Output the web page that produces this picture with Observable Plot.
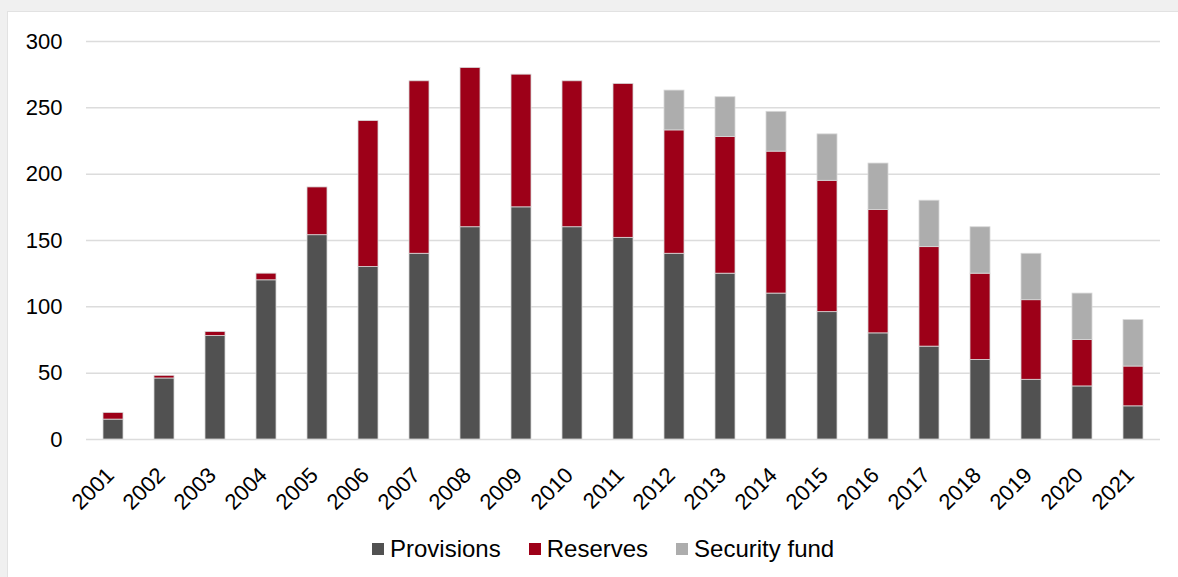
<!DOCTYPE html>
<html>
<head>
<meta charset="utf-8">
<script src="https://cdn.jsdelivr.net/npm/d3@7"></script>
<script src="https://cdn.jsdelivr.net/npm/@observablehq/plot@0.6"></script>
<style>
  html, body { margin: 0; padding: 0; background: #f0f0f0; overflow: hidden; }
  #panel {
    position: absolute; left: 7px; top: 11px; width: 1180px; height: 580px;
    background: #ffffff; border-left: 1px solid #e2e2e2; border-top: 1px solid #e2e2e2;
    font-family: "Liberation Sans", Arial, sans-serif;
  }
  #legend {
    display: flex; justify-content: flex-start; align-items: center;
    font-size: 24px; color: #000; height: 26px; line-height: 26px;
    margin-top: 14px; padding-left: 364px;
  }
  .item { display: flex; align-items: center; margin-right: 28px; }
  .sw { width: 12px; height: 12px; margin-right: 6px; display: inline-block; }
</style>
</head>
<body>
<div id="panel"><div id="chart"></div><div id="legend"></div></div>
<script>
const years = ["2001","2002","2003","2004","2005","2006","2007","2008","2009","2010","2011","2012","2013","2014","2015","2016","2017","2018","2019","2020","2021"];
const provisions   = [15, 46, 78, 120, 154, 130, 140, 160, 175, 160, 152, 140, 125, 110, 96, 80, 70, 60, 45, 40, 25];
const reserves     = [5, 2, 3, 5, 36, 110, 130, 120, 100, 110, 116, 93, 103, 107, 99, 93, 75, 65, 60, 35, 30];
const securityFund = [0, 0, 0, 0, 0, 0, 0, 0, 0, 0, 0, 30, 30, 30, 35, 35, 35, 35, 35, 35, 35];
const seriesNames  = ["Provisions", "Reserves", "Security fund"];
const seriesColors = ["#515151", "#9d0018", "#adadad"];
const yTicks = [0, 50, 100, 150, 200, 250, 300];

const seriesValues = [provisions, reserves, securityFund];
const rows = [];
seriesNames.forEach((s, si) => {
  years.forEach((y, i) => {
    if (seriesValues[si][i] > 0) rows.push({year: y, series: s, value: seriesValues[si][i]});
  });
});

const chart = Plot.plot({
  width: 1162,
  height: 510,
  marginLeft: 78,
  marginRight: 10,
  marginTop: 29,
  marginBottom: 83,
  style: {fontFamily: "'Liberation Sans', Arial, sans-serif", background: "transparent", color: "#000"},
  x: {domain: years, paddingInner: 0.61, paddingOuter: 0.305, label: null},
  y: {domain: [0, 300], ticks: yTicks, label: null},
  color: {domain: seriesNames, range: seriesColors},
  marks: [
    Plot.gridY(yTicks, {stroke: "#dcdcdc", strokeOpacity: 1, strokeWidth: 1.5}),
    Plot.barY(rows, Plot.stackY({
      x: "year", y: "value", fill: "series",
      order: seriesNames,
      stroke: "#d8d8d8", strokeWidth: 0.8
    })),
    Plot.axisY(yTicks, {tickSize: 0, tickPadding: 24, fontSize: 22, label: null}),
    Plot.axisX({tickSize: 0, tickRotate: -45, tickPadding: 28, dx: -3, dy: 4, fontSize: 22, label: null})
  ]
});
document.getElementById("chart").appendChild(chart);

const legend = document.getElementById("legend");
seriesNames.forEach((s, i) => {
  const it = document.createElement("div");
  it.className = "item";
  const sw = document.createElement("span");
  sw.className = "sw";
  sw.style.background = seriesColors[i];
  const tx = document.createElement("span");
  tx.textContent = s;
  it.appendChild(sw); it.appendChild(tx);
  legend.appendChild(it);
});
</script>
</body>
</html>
* * *
Quote the preceding listing precisely and completely, omitting its images.

Output the web page that produces this picture with Observable Plot.
<!DOCTYPE html>
<html>
<head>
<meta charset="utf-8">
<script src="https://cdn.jsdelivr.net/npm/d3@7"></script>
<script src="https://cdn.jsdelivr.net/npm/@observablehq/plot@0.6"></script>
<style>
  html, body { margin: 0; padding: 0; background: #f0f0f0; overflow: hidden; }
  #panel {
    position: absolute; left: 7px; top: 11px; width: 1180px; height: 580px;
    background: #ffffff; border-left: 1px solid #e2e2e2; border-top: 1px solid #e2e2e2;
    font-family: "Liberation Sans", Arial, sans-serif;
  }
  #legend {
    display: flex; justify-content: flex-start; align-items: center;
    font-size: 24px; color: #000; height: 26px; line-height: 26px;
    margin-top: 14px; padding-left: 364px;
  }
  .item { display: flex; align-items: center; margin-right: 28px; }
  .sw { width: 12px; height: 12px; margin-right: 6px; display: inline-block; }
</style>
</head>
<body>
<div id="panel"><div id="chart"></div><div id="legend"></div></div>
<script>
const years = ["2001","2002","2003","2004","2005","2006","2007","2008","2009","2010","2011","2012","2013","2014","2015","2016","2017","2018","2019","2020","2021"];
const provisions   = [15, 46, 78, 120, 154, 130, 140, 160, 175, 160, 152, 140, 125, 110, 96, 80, 70, 60, 45, 40, 25];
const reserves     = [5, 2, 3, 5, 36, 110, 130, 120, 100, 110, 116, 93, 103, 107, 99, 93, 75, 65, 60, 35, 30];
const securityFund = [0, 0, 0, 0, 0, 0, 0, 0, 0, 0, 0, 30, 30, 30, 35, 35, 35, 35, 35, 35, 35];
const seriesNames  = ["Provisions", "Reserves", "Security fund"];
const seriesColors = ["#515151", "#9d0018", "#adadad"];
const yTicks = [0, 50, 100, 150, 200, 250, 300];

const seriesValues = [provisions, reserves, securityFund];
const rows = [];
seriesNames.forEach((s, si) => {
  years.forEach((y, i) => {
    if (seriesValues[si][i] > 0) rows.push({year: y, series: s, value: seriesValues[si][i]});
  });
});

const chart = Plot.plot({
  width: 1162,
  height: 510,
  marginLeft: 78,
  marginRight: 10,
  marginTop: 29,
  marginBottom: 83,
  style: {fontFamily: "'Liberation Sans', Arial, sans-serif", background: "transparent", color: "#000"},
  x: {domain: years, paddingInner: 0.61, paddingOuter: 0.305, label: null},
  y: {domain: [0, 300], ticks: yTicks, label: null},
  color: {domain: seriesNames, range: seriesColors},
  marks: [
    Plot.gridY(yTicks, {stroke: "#dcdcdc", strokeOpacity: 1, strokeWidth: 1.5}),
    Plot.barY(rows, Plot.stackY({
      x: "year", y: "value", fill: "series",
      order: seriesNames,
      stroke: "#d8d8d8", strokeWidth: 0.8
    })),
    Plot.axisY(yTicks, {tickSize: 0, tickPadding: 24, fontSize: 22, label: null}),
    Plot.axisX({tickSize: 0, tickRotate: -45, tickPadding: 28, dx: -3, dy: 4, fontSize: 22, label: null})
  ]
});
document.getElementById("chart").appendChild(chart);

const legend = document.getElementById("legend");
seriesNames.forEach((s, i) => {
  const it = document.createElement("div");
  it.className = "item";
  const sw = document.createElement("span");
  sw.className = "sw";
  sw.style.background = seriesColors[i];
  const tx = document.createElement("span");
  tx.textContent = s;
  it.appendChild(sw); it.appendChild(tx);
  legend.appendChild(it);
});
</script>
</body>
</html>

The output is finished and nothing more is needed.